One idea I wish to propose in this regard is the ‘top-down, bottom-up’ approach to information security. First, the people in top positions in large organizations need to be made fully aware that a real problem exists and how serious it is. They also need to be made aware of the business advantages of a flexible and effective information security program. Most important of all, they need to be willing to visibly show their full support for the program and the changes that are to come. After all, no organizational security initiative can get very far without full buy-in at the Board Room level.

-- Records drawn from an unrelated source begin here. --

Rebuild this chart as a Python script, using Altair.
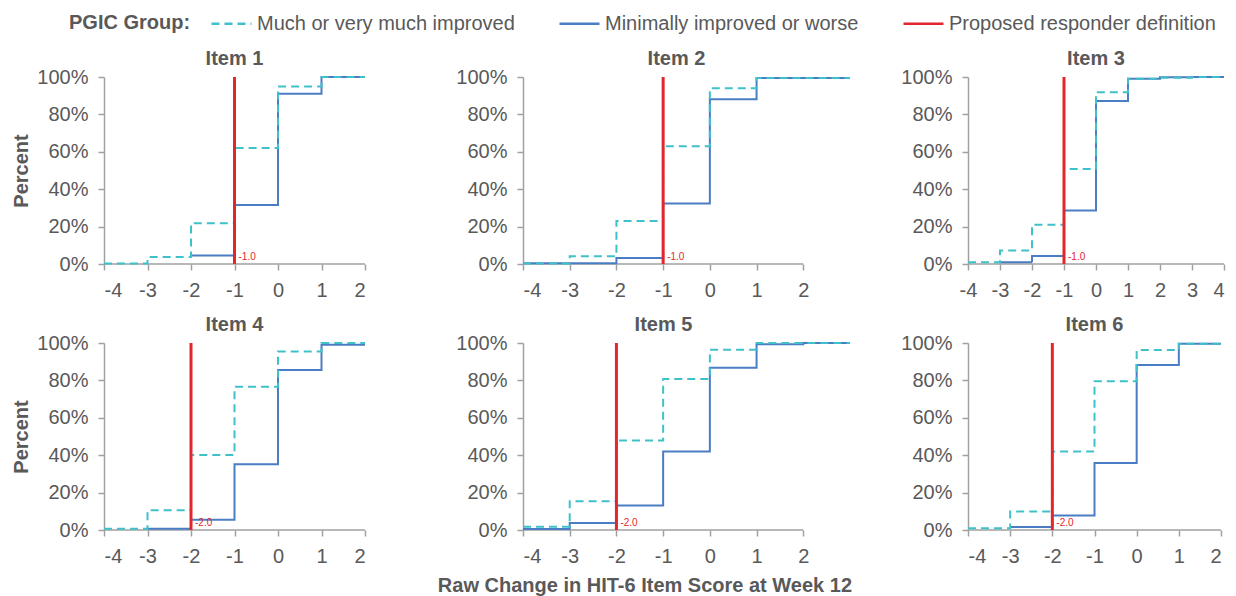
import altair as alt
import pandas as pd

FONT = "Liberation Sans"
TXT = "#595959"
AXIS_COL = "#A0A0A0"

SERIES = ["Much or very much improved", "Minimally improved or worse", "Proposed responder definition"]
COLORS = ["#3EC1C9", "#4A7DC4", "#E3262B"]
DASHES = [[8, 5], [1, 0], [1, 0]]

ITEMS = ["Item 1", "Item 2", "Item 3", "Item 4", "Item 5", "Item 6"]
X_TITLE = "Raw Change in HIT-6 Item Score at Week 12"
X_MIN = -4
X_END = [2, 3, 4, 2, 3, 2]
AXIS_END = [2, 2, 4, 2, 2, 2]
CUTOFF = [-1, -1, -1, -2, -2, -2]
CUTOFF_LABEL = ["-1.0", "-1.0", "-1.0", "-2.0", "-2.0", "-2.0"]

# cumulative percent from x = -4 upward (one value per unit step)
MUCH = [
    [0.3, 3.7, 21.8, 62.0, 94.9, 100.0],
    [0.3, 4.1, 23.0, 63.0, 94.0, 99.5, 99.5],
    [0.9, 7.2, 21.0, 50.8, 91.9, 99.0, 99.6, 100.0],
    [0.7, 10.5, 40.1, 76.6, 95.5, 100.0],
    [1.8, 15.4, 47.8, 80.8, 96.4, 100.0, 100.0],
    [0.9, 9.9, 42.0, 79.6, 96.2, 99.6],
]
MINIMAL = [
    [None, None, 4.6, 31.6, 91.0, 100.0],
    [0.4, 0.4, 3.2, 32.4, 88.1, 99.5, 99.5],
    [None, 0.9, 4.3, 28.6, 87.2, 99.0, 99.8, 100.0],
    [None, 0.7, 5.5, 35.1, 85.6, 99.1],
    [0.5, 3.8, 13.1, 42.0, 86.7, 99.3, 100.0],
    [None, 1.6, 7.8, 35.8, 88.2, 99.6],
]
Y_TICKS = [0, 20, 40, 60, 80, 100]

WIDTHS = [261, 327, 256, 261, 327, 253]
HEIGHT = 187
TITLE_DX = [0, -10, 0, 0, -23, 0]

LEGEND = alt.Legend(
    orient="none", legendX=-35, legendY=-65, direction="horizontal",
    titleOrient="left", titleFontSize=20, titleFontWeight="bold", titleColor=TXT,
    titleFont=FONT, titlePadding=29, titleBaseline="middle", titleAnchor="middle",
    labelFontSize=20, labelColor=TXT, labelFont=FONT, labelOffset=14, labelLimit=400,
    symbolType="M-2,0H2", symbolSize=400, symbolStrokeWidth=2.5, columnPadding=39,
)


def step_rows(vals, series, x_end):
    rows = []
    for k, v in enumerate(vals):
        if v is None:
            continue
        rows.append({"x": X_MIN + k, "pct": v, "series": series})
    rows.append({"x": x_end, "pct": vals[-1], "series": series})
    return rows


def panel(i):
    xscale = alt.Scale(domain=[X_MIN, X_END[i]], nice=False, zero=False)
    yscale = alt.Scale(domain=[0, 100], nice=False)
    color = alt.Color("series:N", scale=alt.Scale(domain=SERIES, range=COLORS),
                      legend=LEGEND, title="PGIC Group:")
    dash = alt.StrokeDash("series:N", scale=alt.Scale(domain=SERIES, range=DASHES),
                          legend=LEGEND, title="PGIC Group:")

    xaxis_kw = dict(values=list(range(X_MIN, AXIS_END[i] + 1)), labelExpr="'' + datum.value",
                    domain=False, title="")
    if i == 2:
        xaxis_kw.update(labelAlign={"condition": {"test": "datum.value == 4", "value": "right"},
                                    "value": "center"})
    yaxis_kw = dict(values=Y_TICKS, labelExpr="datum.value + '%'", title="")
    if i in (0, 3):
        yaxis_kw.update(title="Percent", titleFontSize=20, titleFontWeight="bold",
                        titleColor=TXT, titlePadding=5)
    xaxis = alt.Axis(**xaxis_kw)
    yaxis = alt.Axis(**yaxis_kw)

    def X(field):
        return alt.X(field, scale=xscale, axis=xaxis, title=xaxis_kw["title"])

    def Y(field):
        return alt.Y(field, scale=yscale, axis=yaxis, title=yaxis_kw["title"])

    baseline_df = pd.DataFrame({"x0": [X_MIN], "x1": [AXIS_END[i]], "y": [0]})
    baseline = alt.Chart(baseline_df).mark_rule(color=AXIS_COL, strokeWidth=1.5).encode(
        x=X("x0:Q"), x2="x1:Q", y=Y("y:Q"),
    )

    min_df = pd.DataFrame(step_rows(MINIMAL[i], SERIES[1], X_END[i]))
    much_df = pd.DataFrame(step_rows(MUCH[i], SERIES[0], X_END[i]))

    def line(df):
        return alt.Chart(df).mark_line(interpolate="step-after", strokeWidth=2).encode(
            x=X("x:Q"), y=Y("pct:Q"), color=color, strokeDash=dash,
        )

    cut_df = pd.DataFrame({"x": [CUTOFF[i]], "y0": [0], "y1": [100],
                           "series": [SERIES[2]], "label": [CUTOFF_LABEL[i]]})
    rule = alt.Chart(cut_df).mark_rule(strokeWidth=3).encode(
        x=X("x:Q"), y=Y("y0:Q"), y2="y1:Q", color=color,
    )
    label = alt.Chart(cut_df).mark_text(
        align="left", baseline="bottom", dx=4, dy=-2, fontSize=10, font=FONT, color=COLORS[2]
    ).encode(x=X("x:Q"), y=Y("y0:Q"), text="label:N")

    return alt.layer(baseline, line(min_df), line(much_df), rule, label).properties(
        width=WIDTHS[i], height=HEIGHT,
        title=alt.TitleParams(ITEMS[i], fontSize=20, fontWeight="bold", color=TXT, font=FONT,
                              anchor="middle", offset=-2, dx=TITLE_DX[i]),
    )


p = [panel(i) for i in range(6)]
row1 = alt.hconcat(alt.hconcat(p[0], p[1], spacing=86), p[2], spacing=46)
row2 = alt.hconcat(alt.hconcat(p[3], p[4], spacing=86), p[5], spacing=46)

chart = alt.vconcat(row1, row2, spacing=15).properties(
    padding={"left": 3, "top": 4, "right": 0, "bottom": 0},
    title=alt.TitleParams(X_TITLE, orient="bottom", anchor="middle", fontSize=20,
                          fontWeight="bold", color=TXT, font=FONT, offset=10, dx=25),
).configure_view(stroke=None).configure_axis(
    grid=False, labelFont=FONT, titleFont=FONT, labelFontSize=20, labelColor=TXT,
    domainColor=AXIS_COL, tickColor=AXIS_COL, domainWidth=1.5, tickWidth=1.5, tickSize=6,
).configure_axisX(labelPadding=10).configure_axisY(labelPadding=10)

chart.save("out.html", embed_options={"renderer": "svg", "actions": False})
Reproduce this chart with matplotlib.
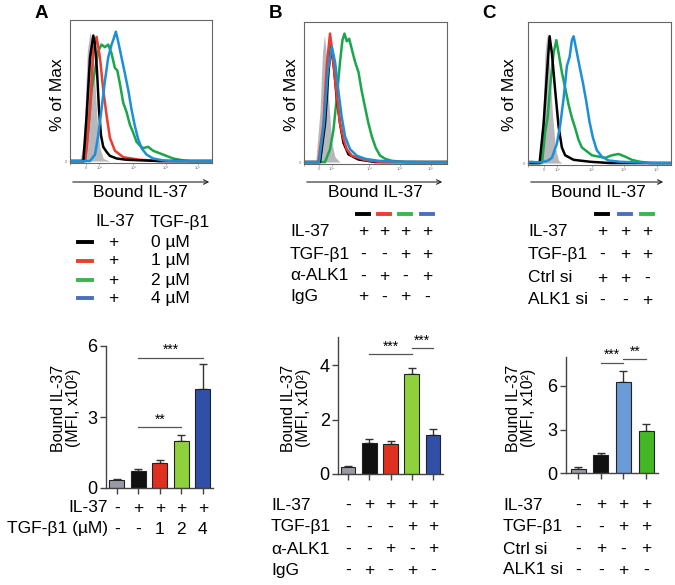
import numpy as np
import matplotlib
matplotlib.use("Agg")
import matplotlib.pyplot as plt
from matplotlib import transforms
from matplotlib.lines import Line2D
from matplotlib.patches import FancyArrowPatch

plt.rcParams['font.family'] = ['Liberation Sans', 'DejaVu Sans']

# ---- histogram data (channel 0-1000, % of max) ----
hist_a_gray = [(0, 0), (70, 0), (95, 15), (105, 40), (122, 85), (141, 100), (159, 88), (176, 60),
               (192, 30), (211, 10), (234, 2), (281, 0), (1000, 0)]
hist_a_black = [(0, 0), (94, 0), (117, 35), (141, 80), (164, 97), (176, 90), (190, 70), (204, 40),
                (218, 20), (234, 11), (258, 7), (281, 4), (328, 2), (398, 1), (562, 0.3), (630, 0), (1000, 0)]
hist_a_red = [(0, 0), (105, 0), (117, 10), (141, 40), (164, 85), (187, 96), (211, 80), (234, 55),
              (258, 35), (281, 18), (316, 8), (375, 3), (492, 1), (632, 0), (1000, 0)]
hist_a_green = [(0, 0), (105, 0), (129, 25), (152, 55), (176, 70), (199, 85), (222, 90), (246, 88),
                (269, 90), (293, 83), (316, 72), (333, 70), (351, 60), (375, 45), (398, 38), (422, 28),
                (445, 22), (468, 15), (492, 12), (515, 10), (550, 11), (585, 8), (632, 6), (679, 4),
                (726, 2), (796, 0.5), (843, 0), (1000, 0)]
hist_a_blue = [(0, 0), (141, 0), (176, 5), (199, 20), (222, 40), (246, 62), (269, 80), (293, 90),
               (309, 95), (323, 100), (340, 92), (363, 80), (386, 68), (410, 55), (433, 40), (457, 27),
               (480, 17), (504, 10), (539, 5), (585, 2), (656, 0.5), (726, 0), (1000, 0)]

hist_b_gray = [(0, 0), (82, 0), (112, 40), (129, 85), (143, 99), (159, 80), (175, 45), (194, 15),
               (217, 4), (252, 0), (1000, 0)]
hist_b_red = [(0, 0), (100, 0), (136, 30), (159, 75), (182, 100), (199, 85), (217, 65), (236, 45),
              (252, 30), (276, 18), (299, 10), (334, 5), (428, 1.5), (544, 0), (1000, 0)]
hist_b_black = [(0, 0), (112, 0), (147, 30), (171, 70), (189, 90), (208, 75), (229, 50), (252, 30),
                (276, 15), (311, 6), (381, 2), (498, 0), (1000, 0)]
hist_b_blue = [(0, 0), (105, 0), (140, 30), (166, 70), (194, 90), (217, 78), (241, 55), (264, 35),
               (287, 20), (322, 10), (369, 5), (428, 2.5), (521, 1), (661, 0.3), (848, 0), (1000, 0)]
hist_b_green = [(0, 0), (147, 0), (182, 10), (206, 25), (229, 50), (252, 78), (269, 95), (283, 100),
                (299, 94), (316, 96), (334, 88), (357, 78), (381, 70), (404, 55), (428, 42), (451, 30),
                (474, 20), (502, 11), (532, 5), (568, 2.5), (614, 1), (708, 0), (1000, 0)]

hist_c_gray = [(0, 0), (74, 0), (105, 40), (119, 85), (133, 100), (151, 75), (170, 40), (191, 12),
               (214, 2), (237, 0), (1000, 0)]
hist_c_black = [(0, 0), (81, 0), (109, 30), (133, 70), (151, 98), (167, 85), (191, 55), (214, 28),
                (237, 12), (260, 6), (319, 2.5), (435, 1), (574, 0), (1000, 0)]
hist_c_green = [(0, 0), (98, 0), (121, 25), (137, 35), (156, 60), (179, 85), (198, 95), (214, 85),
                (237, 70), (260, 58), (284, 45), (307, 35), (330, 27), (353, 18), (377, 12), (412, 9),
                (447, 6), (493, 5), (540, 4), (586, 6), (633, 7), (679, 5), (726, 2.5), (784, 1),
                (853, 0), (1000, 0)]
hist_c_blue = [(0, 0), (16, 1), (74, 0.5), (133, 1.5), (167, 4), (202, 15), (226, 30), (249, 50),
               (272, 75), (291, 82), (307, 95), (319, 98), (337, 88), (360, 75), (384, 62), (407, 48),
               (430, 32), (453, 20), (481, 10), (516, 5), (563, 2), (644, 1), (760, 0.5), (900, 0),
               (1000, 0)]

hist_ticks_a = [0, 112, 206, 445, 674, 902]
hist_ticks_b = [0, 107, 194, 456, 673, 890]
hist_tick_labels = ['', '0', '10²', '10³', '10⁴', '10⁵']

# ---- bar data ----
bar_a_vals = [0.33, 0.73, 1.04, 2.0, 4.17]
bar_a_err = [0.03, 0.06, 0.14, 0.22, 1.08]
bar_b_vals = [0.27, 1.13, 1.09, 3.66, 1.43]
bar_b_err = [0.01, 0.15, 0.13, 0.22, 0.23]
bar_c_vals = [0.3, 1.21, 6.3, 2.9]
bar_c_err = [0.12, 0.16, 0.75, 0.46]

sig_a = [(1, 4, 5.5, '***'), (1, 3, 2.57, '**')]
sig_b = [(1, 3, 4.39, '***'), (3, 4, 4.61, '***')]
sig_c = [(1, 2, 7.6, '***'), (2, 3, 7.85, '**')]

table_a = [('IL-37', ['-', '+', '+', '+', '+']),
           ('TGF-β1 (µM)', ['-', '-', '1', '2', '4'])]
table_b = [('IL-37', ['-', '+', '+', '+', '+']),
           ('TGF-β1', ['-', '-', '-', '+', '+']),
           ('α-ALK1', ['-', '-', '+', '-', '+']),
           ('IgG', ['-', '+', '-', '+', '-'])]
table_c = [('IL-37', ['-', '+', '+', '+']),
           ('TGF-β1', ['-', '-', '+', '+']),
           ('Ctrl si', ['-', '+', '-', '+']),
           ('ALK1 si', ['-', '-', '+', '-'])]

legend_a_conc = ['0 µM', '1 µM', '2 µM', '4 µM']
legend_b = [('IL-37', ['+', '+', '+', '+']),
            ('TGF-β1', ['-', '-', '+', '+']),
            ('α-ALK1', ['-', '+', '-', '+']),
            ('IgG', ['+', '-', '+', '-'])]
legend_c = [('IL-37', ['+', '+', '+']),
            ('TGF-β1', ['-', '+', '+']),
            ('Ctrl si', ['+', '+', '-']),
            ('ALK1 si', ['-', '-', '+'])]

# colours
GRAY_FILL = '#b8b8bc'
H_BLACK, H_RED, H_GREEN, H_BLUE = '#000000', '#ee3b2f', '#1aa64a', '#1b8fd8'
K_BLACK, K_RED, K_GREEN, K_BLUE = '#000000', '#e8402f', '#3cb54a', '#4a6fc0'
bar_a_colors = ['#9a9aa4', '#111111', '#e03020', '#8fd13a', '#2f4fa8']
bar_b_colors = ['#9a9aa4', '#111111', '#e03020', '#8fd13a', '#3050a8']
bar_c_colors = ['#9a9aa4', '#111111', '#6a9ad8', '#44b824']

W, H = 675, 585
fig = plt.figure(figsize=(W / 100, H / 100), dpi=100)
FS = 12.5


def rect(l, t, r, b):
    return [l / W, 1 - b / H, (r - l) / W, (b - t) / H]


def fx(x):
    return x / W


def fy(y):
    return 1 - y / H


def histogram(box, gray, curves, ticks, xc_label, x_ylab, arrow):
    ax = fig.add_axes(rect(*box))
    gx, gy = zip(*gray)
    ax.fill_between(gx, gy, 0, color=GRAY_FILL, lw=0)
    for pts, col in curves:
        x, y = zip(*pts)
        ax.plot(x, y, color=col, lw=1.8, solid_joinstyle='round')
    ax.set_xlim(0, 1000)
    ax.set_ylim(-1.5, 109)
    for s in ax.spines.values():
        s.set_color('#666666')
        s.set_linewidth(0.8)
    ax.set_xticks(ticks)
    ax.set_xticklabels(hist_tick_labels, fontsize=3, color='#777777')
    ax.tick_params(axis='x', length=1.5, width=0.5, color='#888888', pad=1)
    ax.set_yticks([0])
    ax.set_yticklabels(['0'], fontsize=3, color='#777777')
    ax.tick_params(axis='y', length=1, width=0.5, color='#888888', pad=1)
    fig.text(fx(x_ylab), fy(95), '% of Max', rotation=90, ha='center', va='center', fontsize=FS)
    fig.add_artist(FancyArrowPatch(
        (fx(arrow[0]), fy(182)), (fx(arrow[1]), fy(182)), transform=fig.transFigure,
        arrowstyle='->', mutation_scale=8, lw=0.8, color='#222222'))
    fig.text(fx(xc_label), fy(193), 'Bound IL-37', ha='center', va='center', fontsize=FS)
    return ax


histogram((70, 20, 212, 163), hist_a_gray,
          [(hist_a_green, H_GREEN), (hist_a_red, H_RED), (hist_a_black, H_BLACK), (hist_a_blue, H_BLUE)],
          hist_ticks_a, 140, 58, (70, 212))
histogram((304, 22, 447, 164), hist_b_gray,
          [(hist_b_green, H_GREEN), (hist_b_black, H_BLACK), (hist_b_red, H_RED), (hist_b_blue, H_BLUE)],
          hist_ticks_b, 375, 292, (304, 445))
histogram((528, 22, 671, 165), hist_c_gray,
          [(hist_c_green, H_GREEN), (hist_c_black, H_BLACK), (hist_c_blue, H_BLUE)],
          hist_ticks_a, 598, 510, (528, 666))

# panel letters
for x, lab in [(41, 'A'), (275, 'B'), (489, 'C')]:
    fig.text(fx(x), fy(13), lab, ha='center', va='center', fontsize=13.5, fontweight='bold')


def key(xc, y, col, half=7, lw=2.8):
    fig.add_artist(Line2D([fx(xc - half), fx(xc + half)], [fy(y), fy(y)],
                          transform=fig.transFigure, color=col, lw=lw))


# legend A
fig.text(fx(115), fy(222), 'IL-37', ha='center', va='center', fontsize=FS)
fig.text(fx(150), fy(222), 'TGF-β1', ha='left', va='center', fontsize=FS)
for i, (col, conc) in enumerate(zip([K_BLACK, K_RED, K_GREEN, K_BLUE], legend_a_conc)):
    y = [242, 261, 280, 298][i]
    key(85, y, col)
    fig.text(fx(113), fy(y), '+', ha='center', va='center', fontsize=FS)
    fig.text(fx(151), fy(y), conc, ha='left', va='center', fontsize=FS)

# legend B
for xc, col in zip([363, 384, 405, 427], [K_BLACK, K_RED, K_GREEN, K_BLUE]):
    key(xc, 214, col, half=6)
for (lab, syms), y in zip(legend_b, [232, 254, 276, 297]):
    fig.text(fx(290), fy(y), lab, ha='left', va='center', fontsize=FS)
    for xc, s in zip([363, 384, 405, 427], syms):
        fig.text(fx(xc), fy(y), s, ha='center', va='center', fontsize=FS)

# legend C
for xc, col in zip([602, 625, 647], [K_BLACK, K_BLUE, K_GREEN]):
    key(xc, 214, col, half=6)
for (lab, syms), y in zip(legend_c, [232, 254, 278, 300]):
    fig.text(fx(528), fy(y), lab, ha='left', va='center', fontsize=FS)
    for xc, s in zip([602, 625, 647], syms):
        fig.text(fx(xc), fy(y), s, ha='center', va='center', fontsize=FS)


def bars(box, xlim, ylim, yticks, vals, errs, colors, sigs, width, ylab_x, table, row_ys, label_x,
         label_ha='left'):
    ax = fig.add_axes(rect(*box))
    x = np.arange(len(vals))
    ax.bar(x, vals, width=width, color=colors, edgecolor='#222222', linewidth=0.8, zorder=2)
    ax.errorbar(x, vals, yerr=[np.zeros(len(vals)), errs], fmt='none', ecolor='#333333',
                elinewidth=1, capsize=3, capthick=1, zorder=1)
    for a, b, h, txt in sigs:
        ax.plot([a, b], [h, h], color='#555555', lw=0.9, clip_on=False)
        ax.text((a + b) / 2, h + (ylim[1] - ylim[0]) * 0.005, txt, ha='center', va='bottom',
                fontsize=10, clip_on=False)
    ax.set_xlim(*xlim)
    ax.set_ylim(*ylim)
    ax.set_yticks(yticks)
    ax.set_xticks(x)
    ax.set_xticklabels([])
    ax.spines['top'].set_visible(False)
    ax.spines['right'].set_visible(False)
    for s in ['left', 'bottom']:
        ax.spines[s].set_color('#444444')
        ax.spines[s].set_linewidth(1)
    ax.tick_params(axis='y', labelsize=13, length=4, width=1, color='#444444', pad=2)
    ax.tick_params(axis='x', length=4, width=1, color='#444444')
    fig.text(fx(ylab_x), fy(408), 'Bound IL-37\n(MFI, x10²)', rotation=90, ha='center',
             va='center', fontsize=11.5, linespacing=1.0, multialignment='center')
    tr = transforms.blended_transform_factory(ax.transData, fig.transFigure)
    for (lab, syms), y in zip(table, row_ys):
        fig.text(fx(label_x), fy(y), lab, ha=label_ha, va='center', fontsize=FS)
        for xi, s in zip(x, syms):
            ax.text(xi, fy(y), s, transform=tr, ha='center', va='center', fontsize=FS)
    return ax


bars((106, 346, 213, 488), (-0.51, 4.47), (0, 6), [0, 3, 6], bar_a_vals, bar_a_err, bar_a_colors,
     sig_a, 0.7, 66, table_a, [508, 529], 108, label_ha='right')
bars((338, 337, 443, 474), (-0.47, 4.47), (0, 5.03), [0, 2, 4], bar_b_vals, bar_b_err, bar_b_colors,
     sig_b, 0.7, 296, table_b, [505, 527, 549, 570], 271)
bars((566, 357, 658, 473), (-0.53, 3.52), (0, 8), [0, 3, 6], bar_c_vals, bar_c_err, bar_c_colors,
     sig_c, 0.66, 521, table_c, [505, 527, 549, 570], 503)

plt.savefig('out.png', dpi=100)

Another part is the ‘bottom up’ part of the process. Some years ago I worked with a software suite that allowed anyone in the organization to easily access and view security policy on the company intranet. Not only could personnel view the policy, they could make suggestions to improve and change it, propose new techniques, recommend ways to streamline the process, etc. Nobody in an organization knows more about business processes and how to protect them than the people that work with them every day. Why not encourage them to make suggestions and report problems? All it takes is a little encouragement and minor reward. In fact, I’ve found that simply recognizing personnel for their security efforts is enough. Praise them in group meetings, put their pictures up on the wall, that sort of thing. Why should the organization hire expensive consultants to tell them the same things that they can learn from their own personnel?

The last part is acting upon the suggestions produced by management encouragement. Once valid suggestions have been made, the initiative needs to flow through the normally recalcitrant and obstructionist mid-levels of the organization to make it back to the top. Can this group be made to set aside their differences and encourage the adoption of rational and workable suggestions for change? If they can, then large organizations can truly improve the flexibility and effectiveness of their information security program, and save money doing it.